What I try never to do is give an hourly rate to clients. Most clients aren’t savvy enough to realize that a good, experienced designer is faster than a beginner, so the higher hourly rate might seem unreasonable. If a client insists on an hourly figure, I’ll give it to them, but I’ll preface it with an explanation that I get things done in fewer hours (and better).

There’s also the matter of freelancers just plain needing work, with almost any work at any price being better than sitting around waiting for the phone to ring. A possible strategy to deal with this is to mention your usual rate (fixed or hourly when necessary), then pause for the client’s reaction. If they balk, ask them what fee they would feel comfortable with, then negotiate something in between.

I understand all this is uncomfortable for most designers. We didn’t go into this business due to our natural sales skills. Nonetheless, it’s a skill that needs to be developed or freelancing will almost always turn out bad.

1 Like

I had a doctors (GP) office look for prescription pads to be designed for his office.

He wanted 150 sheets per pad and 24 pads, presumably to last the year.
A doctors prescription pad isn’t all that exciting. But weighing it up. He would roughly have €150k from handing out prescriptions.

Or at leas repeat prescriptions which can cost €20 and even at that if all were repeats, still adds up to about €72k for the year.

I quoted say the what a doctor costs for a visit which is here €60 a visit.
I quoted €60 for the price of the prescription pad design. It was a bit more for the printing, gluing etc.

The quote was like this

€60 design
€250 print of pads
€310 total

The doctors office then had the nerve to request no design fee.

I wouldn’t waiver on the price.
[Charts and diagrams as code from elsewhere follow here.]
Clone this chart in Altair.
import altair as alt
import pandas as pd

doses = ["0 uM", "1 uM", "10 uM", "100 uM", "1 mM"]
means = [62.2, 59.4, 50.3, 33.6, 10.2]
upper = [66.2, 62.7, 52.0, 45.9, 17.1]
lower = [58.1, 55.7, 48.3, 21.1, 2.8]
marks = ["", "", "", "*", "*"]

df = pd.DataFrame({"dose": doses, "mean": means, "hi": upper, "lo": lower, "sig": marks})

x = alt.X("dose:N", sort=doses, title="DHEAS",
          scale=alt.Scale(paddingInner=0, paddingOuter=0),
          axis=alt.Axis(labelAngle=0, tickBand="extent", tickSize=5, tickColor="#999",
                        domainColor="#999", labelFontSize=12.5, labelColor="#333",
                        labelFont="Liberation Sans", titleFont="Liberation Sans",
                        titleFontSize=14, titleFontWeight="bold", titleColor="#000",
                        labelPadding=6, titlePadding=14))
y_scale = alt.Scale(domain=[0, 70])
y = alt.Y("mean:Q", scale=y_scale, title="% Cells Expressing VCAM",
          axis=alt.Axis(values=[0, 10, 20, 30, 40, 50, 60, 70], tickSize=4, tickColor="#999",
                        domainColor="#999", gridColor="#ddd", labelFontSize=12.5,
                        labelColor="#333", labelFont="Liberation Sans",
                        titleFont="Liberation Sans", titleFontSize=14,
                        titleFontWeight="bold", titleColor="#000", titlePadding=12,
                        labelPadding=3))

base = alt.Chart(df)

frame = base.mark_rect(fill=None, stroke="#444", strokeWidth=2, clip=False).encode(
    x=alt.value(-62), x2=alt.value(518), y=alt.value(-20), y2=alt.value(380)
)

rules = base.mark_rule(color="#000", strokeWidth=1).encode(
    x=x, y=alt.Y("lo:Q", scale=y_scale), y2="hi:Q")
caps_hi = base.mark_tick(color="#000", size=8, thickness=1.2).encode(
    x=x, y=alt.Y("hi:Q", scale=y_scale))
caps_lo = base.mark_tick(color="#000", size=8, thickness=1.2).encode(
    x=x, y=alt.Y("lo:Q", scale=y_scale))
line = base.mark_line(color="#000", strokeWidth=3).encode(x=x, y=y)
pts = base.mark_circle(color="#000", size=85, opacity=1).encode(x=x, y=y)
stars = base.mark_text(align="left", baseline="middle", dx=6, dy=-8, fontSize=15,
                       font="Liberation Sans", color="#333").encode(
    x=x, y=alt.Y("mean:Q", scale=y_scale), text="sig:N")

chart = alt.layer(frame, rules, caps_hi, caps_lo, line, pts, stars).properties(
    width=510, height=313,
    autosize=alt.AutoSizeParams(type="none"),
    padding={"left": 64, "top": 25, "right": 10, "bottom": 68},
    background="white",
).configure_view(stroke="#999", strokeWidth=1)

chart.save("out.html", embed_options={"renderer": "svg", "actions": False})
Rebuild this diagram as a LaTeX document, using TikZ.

The price is the price.
I literally said to him that I don’t go into his office and demand he treat me for free.

He finally agreed to the price.

€310 for prescription pads that earns him €70k+ a year.

They still have script pads over there? Not allowed here anymore. Everything is done via the net. And even then they call to make double, triple, extra sure with special chocolate sauce that the doctor actually called it in.


Actually I shouldn’t say “over here” … here in NY at least. Other places in the country are still living in the 50’s lol :stuck_out_tongue:

Yeh, pretty much the way it’s done here. However, since COVID I only call the GP and my script is sent to the Pharmacy and I just have to call it in to the Pharmacy, so times are changing.

Hey, we have chip and pin in our credit/debit cards though. And nobody uses cheques here :smiley: :smiley:

My brother lives in Michigan and he’s shocked how far behind the banking systems are :smiley:

Guess we have different priorities! :smiley:

Everything here has the chip too. Again … in NY I can’t speak for the rest of the country. I still do use checks on occasion … but it’s rare these days. However we do have some places that simply won’t take debit or credit as they refuse to pay a percentage of their profits to the big corps for the fees they charge to allow their use. So they are cash only businesses. I just can’t go cashless … I have to have some green in my wallet

Yeh, my brother was over last Christmas and he had to sign using his credit/debit card, the guy in the shop didn’t know what to do, my brother explained he can’t use the pin machine as there’s no chip in the card. The guy in the store had to get his manager…

It was weird :smiley:

Yes, places here won’t take card either due to the fees. But it’s rare. Most places now want the card.

We have contactless payment cards here - just hover the card over the machine to pay up to €50.

But anything over that requires pin.

I pay for stuff using my phone now too. It’s so handy.